■ **Required work**: Begin with the first line below and retype each line exactly through the line containing "from bokeh.resources import INLINE". Any pictures are to be left out.

■ **Collected material**:
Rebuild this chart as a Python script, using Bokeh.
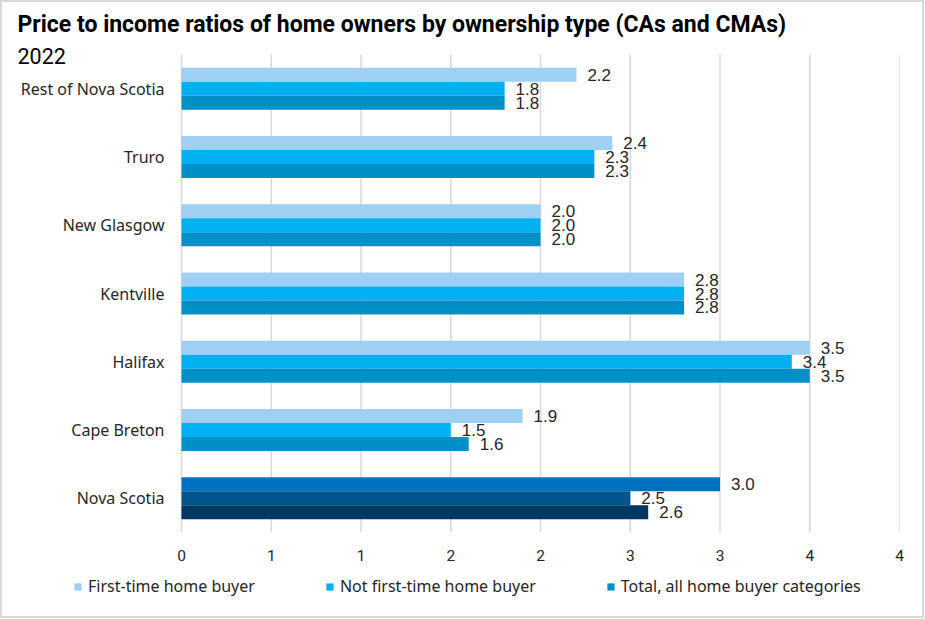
from bokeh.plotting import figure
from bokeh.models import (ColumnDataSource, FixedTicker, Legend, LegendItem, Label, Range1d)
from bokeh.layouts import column
from bokeh.core.properties import value
from bokeh.embed import file_html
from bokeh.resources import INLINE

# ---- data ----
categories = ["Rest of Nova Scotia", "Truro", "New Glasgow", "Kentville", "Halifax", "Cape Breton", "Nova Scotia"]
first_time = [2.2, 2.4, 2.0, 2.8, 3.5, 1.9, 3.0]
not_first_time = [1.8, 2.3, 2.0, 2.8, 3.4, 1.5, 2.5]
total_all = [1.8, 2.3, 2.0, 2.8, 3.5, 1.6, 2.6]
series_names = ["First-time home buyer", "Not first-time home buyer", "Total, all home buyer categories"]
tick_values = [0, 0.5, 1.0, 1.5, 2.0, 2.5, 3.0, 3.5, 4.0]
tick_labels = ["0", "1", "1", "2", "2", "3", "3", "4", "4"]
title_text = "Price to income ratios of home owners by ownership type (CAs and CMAs)"
subtitle_text = "2022"

series_colors = ["#A0CFF4", "#00B0F0", "#0090C8"]
ns_colors = ["#0070C0", "#00558F", "#003760"]

# ---- layout geometry (pixels, inside a 2px grey frame) ----
PAD = 2
W, H1, H2 = 920, 571, 43
frame_w = 899 - PAD       # frame spans from the left edge to this pixel
frame_h = 532 - PAD
plot_left = 181 - PAD     # pixel where value 0 sits
plot_top = 54 - PAD       # pixel where the category band starts
n = len(categories)
x_max = tick_values[-1]
x_min = -plot_left * x_max / (frame_w - plot_left)
y_top = n + plot_top * n / (frame_h - plot_top)

p = figure(width=W, height=H1, output_backend="svg", toolbar_location=None,
           x_range=Range1d(x_min, x_max), y_range=Range1d(0, y_top),
           y_axis_location=None,
           min_border_left=0, min_border_right=W - frame_w, min_border_top=0,
           min_border_bottom=H1 - frame_h)
p.outline_line_color = None
p.background_fill_color = "white"
p.border_fill_color = "white"
p.xgrid.visible = False
p.ygrid.visible = False

# category positions (top category first)
ypos = [n - 0.5 - k for k in range(n)]

# vertical gridlines over the category band
p.segment(x0=tick_values, x1=tick_values, y0=[0] * len(tick_values), y1=[n] * len(tick_values),
          line_color="#D9D9D9", line_width=1.5)

bar_h = 0.205
offsets = [bar_h, 0.0, -bar_h]
all_series = [first_time, not_first_time, total_all]
for i, vals in enumerate(all_series):
    colors = [ns_colors[i] if c == "Nova Scotia" else series_colors[i] for c in categories]
    src = ColumnDataSource(dict(y=[yy + offsets[i] for yy in ypos], v=vals, color=colors,
                                lbl=["%.1f" % v for v in vals]))
    p.hbar(y="y", right="v", left=0, height=bar_h, fill_color="color", line_color=None, source=src)
    p.text(x="v", y="y", text="lbl", source=src,
           x_offset=11, text_align="left", text_baseline="middle",
           text_font=value("Liberation Sans"), text_font_size="17px", text_color="#262626")

# category labels
csrc = ColumnDataSource(dict(y=ypos, name=categories, x=[0] * n))
p.text(x="x", y="y", text="name", source=csrc, x_offset=-17, text_align="right",
       text_baseline="middle", text_font=value("Noto Sans"), text_font_size="16px",
       text_color="#262626")

# x axis
p.xaxis.ticker = FixedTicker(ticks=tick_values)
p.xaxis.major_label_overrides = {v: l for v, l in zip(tick_values, tick_labels)}
ax = p.xaxis[0]
ax.axis_line_color = None
ax.major_tick_line_color = None
ax.minor_tick_line_color = None
ax.major_tick_out = 0
ax.major_tick_in = 0
ax.major_label_text_font = "Roboto"
ax.major_label_text_font_size = "15.5px"
ax.major_label_text_color = "#262626"
ax.major_label_standoff = 17

# titles (inside the frame, screen units from the frame's bottom-left)
p.add_layout(Label(x=17 - PAD, y=frame_h - 10 + PAD, x_units="screen", y_units="screen",
                   text=title_text, text_font="Roboto", text_font_style="bold",
                   text_font_size="23px", text_baseline="top", text_color="#000000"))
p.add_layout(Label(x=17 - PAD, y=frame_h - 47 + PAD, x_units="screen", y_units="screen",
                   text=subtitle_text, text_font="Roboto", text_font_size="21.5px",
                   text_baseline="top", text_color="#000000"))

# legend strip (separate figure below the chart)
lg = figure(width=W, height=H2, output_backend="svg", toolbar_location=None,
            x_range=(0, 1), y_range=(0, 1), x_axis_type=None, y_axis_type=None,
            min_border=0)
lg.outline_line_color = None
lg.grid.visible = False
lg.background_fill_color = "white"
lg.border_fill_color = "white"
items = []
for i, vals in enumerate(all_series):
    r = lg.hbar(y=list(range(n)), right=vals, height=0.5, fill_color=series_colors[i],
                line_color=None, visible=False)
    items.append(LegendItem(label=series_names[i], renderers=[r], index=0))
legend = Legend(items=items, orientation="horizontal", location=(73 - PAD, 19),
                glyph_width=9, glyph_height=9, label_standoff=6, spacing=70,
                padding=0, margin=0, label_height=14, click_policy="none",
                label_text_font="Noto Sans", label_text_font_size="16px",
                label_text_color="#262626", background_fill_alpha=0, border_line_color=None)
lg.add_layout(legend, "center")

layout = column(p, lg, spacing=0,
                styles={"border": "%dpx solid #D9D9D9" % PAD, "background-color": "white"})
open("out.html", "w").write(file_html(layout, INLINE))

■ **Exercise output**:
Rebuild this chart as a Python script, using Bokeh.
from bokeh.plotting import figure
from bokeh.models import (ColumnDataSource, FixedTicker, Legend, LegendItem, Label, Range1d)
from bokeh.layouts import column
from bokeh.core.properties import value
from bokeh.embed import file_html
from bokeh.resources import INLINE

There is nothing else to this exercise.